Wednesday, March 9, 2011

I miss this experience. I miss riding triple on an old moto without helmets on rocky roads winding the mountains of northern Nicaragua, skidding around and thinking that we were certainly going to crash. The guy on the back of the moto in this photo, Leonardo, would always drive really fast just to scare me, treating potholes like ramps and getting some "air," while I screamed at him to slow down.

Their intent was always to freak out the foreign girl. There was a strip of our daily travel that was deep in the mountain forest, and we could always hear the howler monkeys as we passed. My coworkers were determined to convince me that the shrieks actually belonged to gorillas and there were incidents of them emerging from the forest to attack passing vehicles.
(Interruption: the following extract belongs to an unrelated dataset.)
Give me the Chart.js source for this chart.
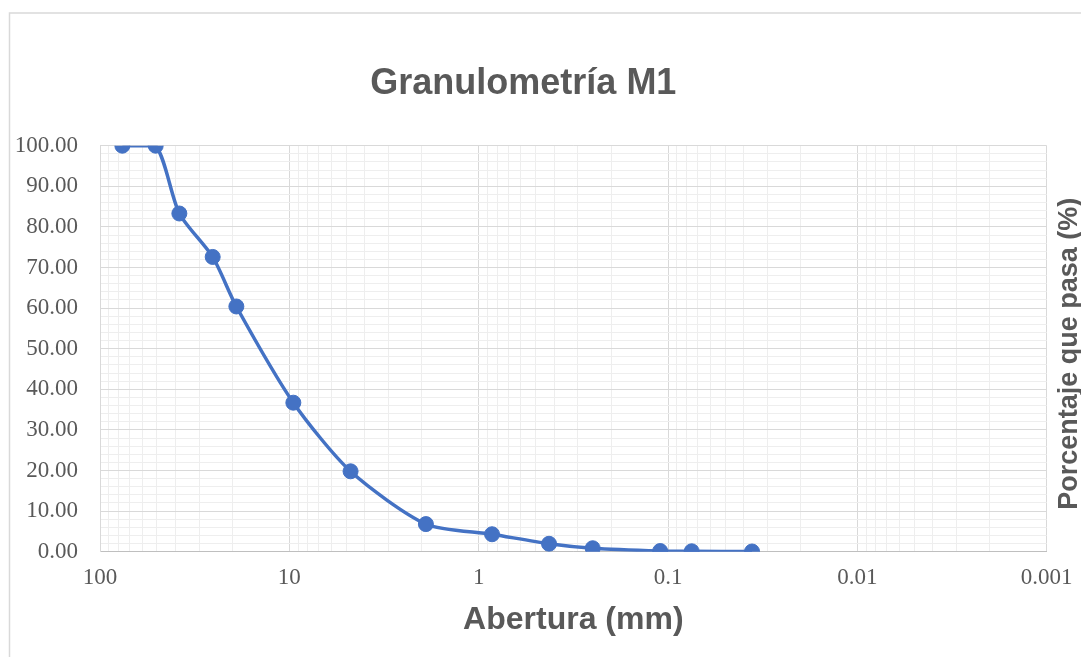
<!DOCTYPE html>
<html>
<head>
<meta charset="utf-8">
<title>Granulometría M1</title>
<script src="https://cdn.jsdelivr.net/npm/chart.js@4.4.1/dist/chart.umd.min.js"></script>
<style>
  body { margin: 0; background: #ffffff; }
  #granuloChart { display: block; }
</style>
</head>
<body>
<canvas id="granuloChart" width="1081" height="657"></canvas>
<script>
// datos
const aberturas = [76.2, 50.8, 38.1, 25.4, 19.05, 9.525, 4.75, 1.9, 0.85, 0.425, 0.25, 0.11, 0.075, 0.036];
const porcentajePasa = [100, 100, 83.3, 72.6, 60.4, 36.7, 19.8, 6.8, 4.3, 1.95, 0.85, 0.17, 0.1, 0.05];

const xTickValues = [100, 10, 1, 0.1, 0.01, 0.001];
const xTickLabels = ['100', '10', '1', '0.1', '0.01', '0.001'];
const yTickValues = [0, 10, 20, 30, 40, 50, 60, 70, 80, 90, 100];
const yTickLabels = ['0.00', '10.00', '20.00', '30.00', '40.00', '50.00', '60.00', '70.00', '80.00', '90.00', '100.00'];

const tituloGrafico = 'Granulometría M1';
const tituloX = 'Abertura (mm)';
const tituloY = 'Porcentaje que pasa (%)';

const textColor = '#595959';
const majorGrid = '#d9d9d9';
const minorGrid = '#eeeeee';

// lineas de la grilla logaritmica (1..9 por decada)
let xGridValues = [];
for (let e = -3; e <= 1; e++) {
    for (let m = 1; m <= 9; m++) {
        xGridValues.push(parseFloat((m * Math.pow(10, e)).toPrecision(6)));
    }
}
xGridValues.push(100);

let yGridValues = [];
for (let v = 0; v <= 100; v += 2) {
    yGridValues.push(v);
}

function isDecade(v) {
    let l = Math.log10(v);
    return Math.abs(l - Math.round(l)) < 1e-9;
}

let puntos = [];
for (let i in aberturas) {
    puntos.push({ x: aberturas[i], y: porcentajePasa[i] });
}

const fondoPlugin = {
    id: 'fondo',
    beforeDraw(chart) {
        const ctx = chart.ctx;
        ctx.save();
        ctx.fillStyle = '#ffffff';
        ctx.fillRect(0, 0, chart.width, chart.height);
        ctx.strokeStyle = '#d9d9d9';
        ctx.lineWidth = 1.5;
        ctx.strokeRect(9.5, 13, chart.width + 20, chart.height + 20);
        ctx.restore();
    }
};

const tituloDerechaPlugin = {
    id: 'tituloDerecha',
    afterDraw(chart) {
        const ctx = chart.ctx;
        const area = chart.chartArea;
        ctx.save();
        ctx.translate(1070, (area.top + area.bottom) / 2 + 5);
        ctx.rotate(-Math.PI / 2);
        ctx.font = 'bold 27px "Liberation Sans", Arial, sans-serif';
        ctx.fillStyle = textColor;
        ctx.textAlign = 'center';
        ctx.textBaseline = 'middle';
        ctx.fillText(tituloY, 0, 0);
        ctx.restore();
    }
};

new Chart(document.getElementById('granuloChart'), {
    type: 'scatter',
    data: {
        datasets: [{
            label: tituloGrafico,
            data: puntos,
            showLine: true,
            tension: 0.25,
            borderColor: '#4472c4',
            backgroundColor: '#4472c4',
            borderWidth: 3.5,
            pointRadius: 7.5,
            pointBorderWidth: 1,
            pointBorderColor: '#4472c4',
            pointBackgroundColor: '#4472c4'
        }]
    },
    options: {
        responsive: false,
        animation: false,
        layout: {
            padding: { left: 0, right: 34.3, top: 0, bottom: 0 }
        },
        plugins: {
            legend: { display: false },
            tooltip: { enabled: false },
            title: {
                display: true,
                text: tituloGrafico,
                color: textColor,
                font: { family: '"Liberation Sans", Arial, sans-serif', size: 36, weight: 'bold', lineHeight: 1.2 },
                padding: { top: 62, bottom: 40.5 }
            }
        },
        scales: {
            x: {
                type: 'logarithmic',
                reverse: true,
                min: 0.001,
                max: 100,
                afterBuildTicks: (scale) => {
                    scale.ticks = xGridValues.map(v => ({ value: v, major: isDecade(v) }));
                },
                afterFit: (scale) => {
                    scale.height = 657 - 551.7;
                },
                ticks: {
                    autoSkip: false,
                    maxRotation: 0,
                    padding: 12.8,
                    color: textColor,
                    font: { family: '"Liberation Serif", "Times New Roman", serif', size: 23 },
                    callback: (value) => {
                        let idx = xTickValues.findIndex(t => Math.abs(t - value) < value * 1e-6);
                        return idx >= 0 ? xTickLabels[idx] : '';
                    }
                },
                grid: {
                    drawTicks: false,
                    color: (ctx) => (ctx.tick && isDecade(ctx.tick.value)) ? majorGrid : minorGrid,
                    lineWidth: 1
                },
                border: { display: true, color: '#bfbfbf', width: 1 },
                title: {
                    display: true,
                    text: tituloX,
                    color: textColor,
                    font: { family: '"Liberation Sans", Arial, sans-serif', size: 32, weight: 'bold', lineHeight: 1.2 },
                    padding: { top: 0, bottom: 17.8 }
                }
            },
            y: {
                type: 'linear',
                min: 0,
                max: 100,
                afterBuildTicks: (scale) => {
                    scale.ticks = yGridValues.map(v => ({ value: v }));
                },
                afterFit: (scale) => {
                    scale.width = 100;
                },
                ticks: {
                    autoSkip: false,
                    padding: 22,
                    color: textColor,
                    font: { family: '"Liberation Serif", "Times New Roman", serif', size: 23 },
                    callback: (value) => {
                        let idx = yTickValues.indexOf(value);
                        return idx >= 0 ? yTickLabels[idx] : '';
                    }
                },
                grid: {
                    drawTicks: false,
                    color: (ctx) => (ctx.tick && ctx.tick.value % 10 === 0) ? majorGrid : minorGrid,
                    lineWidth: 1
                },
                border: { display: true, color: majorGrid, width: 1 }
            }
        }
    },
    plugins: [fondoPlugin, tituloDerechaPlugin]
});
</script>
</body>
</html>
I miss being squeezed between two of my male Nicaraguan colleagues in our beat up truck, as they competed for the other earbud to my Ipod and over who could give the best compliments. I miss afternoons spent trying to get our truck up muddy hillside roads, which requires a lot of initial speed and two hours of up . . . and slow slide back down. I miss having to submit to the circumstance around me, forced to accept that I had no control over the situation and may as well find a comfortable tree stump to sit on and wait.

I'm so bad at letting go of my false sense of control when I am living in the U.S. I have this mentality that it's my country, my territory, and so I should have greater control over my circumstance here. I am surrounded by all of this technology that ensures I get what I want, when I need it, and exactly how I like it. If I have a problem, there is a number I can call, a service I can solicit, a quick solution. If I am lonely, I can just pick up my phone, text someone, and create a sense of human interaction.

We have successfully made human existence less vulnerable to the whims of the universe, but I can't help but think we've lost a lot in the process.